§ Data section
## Start
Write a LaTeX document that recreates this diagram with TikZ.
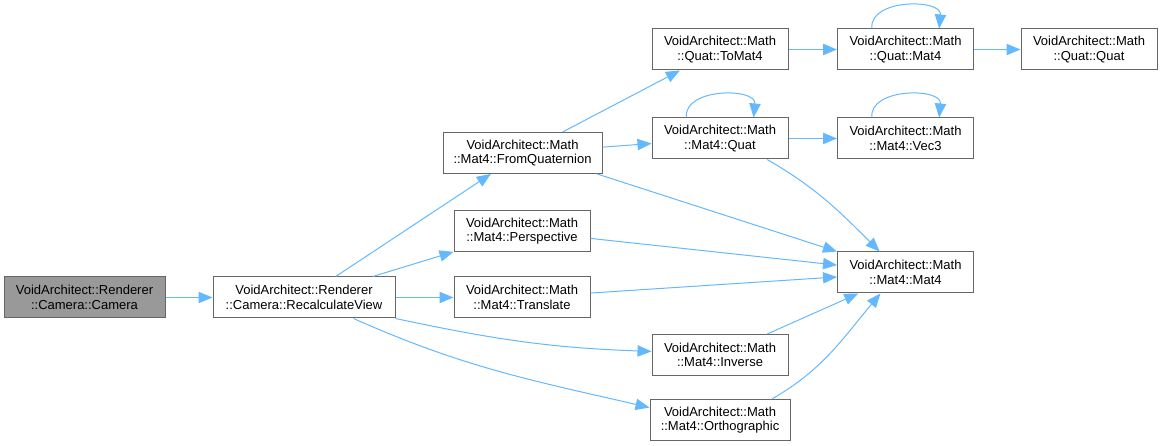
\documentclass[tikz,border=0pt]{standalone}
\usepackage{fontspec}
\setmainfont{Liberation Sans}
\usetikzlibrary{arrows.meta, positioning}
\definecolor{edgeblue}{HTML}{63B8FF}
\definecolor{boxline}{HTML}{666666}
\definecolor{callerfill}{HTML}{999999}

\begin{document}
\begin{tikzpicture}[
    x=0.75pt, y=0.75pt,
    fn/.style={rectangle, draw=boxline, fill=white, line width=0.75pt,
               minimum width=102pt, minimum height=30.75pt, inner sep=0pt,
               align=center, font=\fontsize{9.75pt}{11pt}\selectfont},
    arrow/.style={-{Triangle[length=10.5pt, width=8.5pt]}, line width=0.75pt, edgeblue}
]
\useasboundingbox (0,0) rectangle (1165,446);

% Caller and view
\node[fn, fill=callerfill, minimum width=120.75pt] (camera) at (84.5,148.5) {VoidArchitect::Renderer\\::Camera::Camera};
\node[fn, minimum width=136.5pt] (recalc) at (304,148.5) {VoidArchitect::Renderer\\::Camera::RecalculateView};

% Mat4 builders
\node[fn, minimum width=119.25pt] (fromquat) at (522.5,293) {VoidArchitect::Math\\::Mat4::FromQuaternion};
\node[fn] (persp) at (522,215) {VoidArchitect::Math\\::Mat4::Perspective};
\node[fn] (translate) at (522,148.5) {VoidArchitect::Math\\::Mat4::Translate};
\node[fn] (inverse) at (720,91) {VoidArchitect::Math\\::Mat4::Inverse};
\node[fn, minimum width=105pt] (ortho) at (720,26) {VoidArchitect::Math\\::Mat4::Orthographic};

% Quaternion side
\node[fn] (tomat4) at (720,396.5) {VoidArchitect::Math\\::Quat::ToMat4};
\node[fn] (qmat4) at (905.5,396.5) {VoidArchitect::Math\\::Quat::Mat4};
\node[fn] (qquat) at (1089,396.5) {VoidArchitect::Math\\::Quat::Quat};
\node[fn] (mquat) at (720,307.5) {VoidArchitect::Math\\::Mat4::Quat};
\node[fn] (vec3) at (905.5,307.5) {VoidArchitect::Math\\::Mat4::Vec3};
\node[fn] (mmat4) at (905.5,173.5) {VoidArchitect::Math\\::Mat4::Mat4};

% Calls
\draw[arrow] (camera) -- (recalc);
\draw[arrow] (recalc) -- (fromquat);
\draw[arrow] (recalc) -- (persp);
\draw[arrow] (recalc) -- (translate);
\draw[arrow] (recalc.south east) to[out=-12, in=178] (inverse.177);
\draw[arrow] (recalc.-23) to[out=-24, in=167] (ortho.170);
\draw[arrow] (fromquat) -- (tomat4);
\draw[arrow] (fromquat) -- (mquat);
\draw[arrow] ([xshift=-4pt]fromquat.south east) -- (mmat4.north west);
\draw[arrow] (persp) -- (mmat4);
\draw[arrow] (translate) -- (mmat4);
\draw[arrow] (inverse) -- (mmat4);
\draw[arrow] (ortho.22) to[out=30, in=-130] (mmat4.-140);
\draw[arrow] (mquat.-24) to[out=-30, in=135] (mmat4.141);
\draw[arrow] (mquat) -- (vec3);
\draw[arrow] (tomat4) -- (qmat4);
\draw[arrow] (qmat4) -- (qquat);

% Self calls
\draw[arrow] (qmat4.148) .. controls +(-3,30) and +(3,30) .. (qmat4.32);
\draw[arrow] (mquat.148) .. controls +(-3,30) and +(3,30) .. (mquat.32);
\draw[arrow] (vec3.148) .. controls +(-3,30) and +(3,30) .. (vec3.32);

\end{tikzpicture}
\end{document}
## End
§ To do
Reproduce the material in full, word for word, and omit the pictures.

§ Exercise solution
Write a LaTeX document that recreates this diagram with TikZ.
\documentclass[tikz,border=0pt]{standalone}
\usepackage{fontspec}
\setmainfont{Liberation Sans}
\usetikzlibrary{arrows.meta, positioning}
\definecolor{edgeblue}{HTML}{63B8FF}
\definecolor{boxline}{HTML}{666666}
\definecolor{callerfill}{HTML}{999999}

\begin{document}
\begin{tikzpicture}[
    x=0.75pt, y=0.75pt,
    fn/.style={rectangle, draw=boxline, fill=white, line width=0.75pt,
               minimum width=102pt, minimum height=30.75pt, inner sep=0pt,
               align=center, font=\fontsize{9.75pt}{11pt}\selectfont},
    arrow/.style={-{Triangle[length=10.5pt, width=8.5pt]}, line width=0.75pt, edgeblue}
]
\useasboundingbox (0,0) rectangle (1165,446);

% Caller and view
\node[fn, fill=callerfill, minimum width=120.75pt] (camera) at (84.5,148.5) {VoidArchitect::Renderer\\::Camera::Camera};
\node[fn, minimum width=136.5pt] (recalc) at (304,148.5) {VoidArchitect::Renderer\\::Camera::RecalculateView};

% Mat4 builders
\node[fn, minimum width=119.25pt] (fromquat) at (522.5,293) {VoidArchitect::Math\\::Mat4::FromQuaternion};
\node[fn] (persp) at (522,215) {VoidArchitect::Math\\::Mat4::Perspective};
\node[fn] (translate) at (522,148.5) {VoidArchitect::Math\\::Mat4::Translate};
\node[fn] (inverse) at (720,91) {VoidArchitect::Math\\::Mat4::Inverse};
\node[fn, minimum width=105pt] (ortho) at (720,26) {VoidArchitect::Math\\::Mat4::Orthographic};

% Quaternion side
\node[fn] (tomat4) at (720,396.5) {VoidArchitect::Math\\::Quat::ToMat4};
\node[fn] (qmat4) at (905.5,396.5) {VoidArchitect::Math\\::Quat::Mat4};
\node[fn] (qquat) at (1089,396.5) {VoidArchitect::Math\\::Quat::Quat};
\node[fn] (mquat) at (720,307.5) {VoidArchitect::Math\\::Mat4::Quat};
\node[fn] (vec3) at (905.5,307.5) {VoidArchitect::Math\\::Mat4::Vec3};
\node[fn] (mmat4) at (905.5,173.5) {VoidArchitect::Math\\::Mat4::Mat4};

% Calls
\draw[arrow] (camera) -- (recalc);
\draw[arrow] (recalc) -- (fromquat);
\draw[arrow] (recalc) -- (persp);
\draw[arrow] (recalc) -- (translate);
\draw[arrow] (recalc.south east) to[out=-12, in=178] (inverse.177);
\draw[arrow] (recalc.-23) to[out=-24, in=167] (ortho.170);
\draw[arrow] (fromquat) -- (tomat4);
\draw[arrow] (fromquat) -- (mquat);
\draw[arrow] ([xshift=-4pt]fromquat.south east) -- (mmat4.north west);
\draw[arrow] (persp) -- (mmat4);
\draw[arrow] (translate) -- (mmat4);
\draw[arrow] (inverse) -- (mmat4);
\draw[arrow] (ortho.22) to[out=30, in=-130] (mmat4.-140);
\draw[arrow] (mquat.-24) to[out=-30, in=135] (mmat4.141);
\draw[arrow] (mquat) -- (vec3);
\draw[arrow] (tomat4) -- (qmat4);
\draw[arrow] (qmat4) -- (qquat);

% Self calls
\draw[arrow] (qmat4.148) .. controls +(-3,30) and +(3,30) .. (qmat4.32);
\draw[arrow] (mquat.148) .. controls +(-3,30) and +(3,30) .. (mquat.32);
\draw[arrow] (vec3.148) .. controls +(-3,30) and +(3,30) .. (vec3.32);

\end{tikzpicture}
\end{document}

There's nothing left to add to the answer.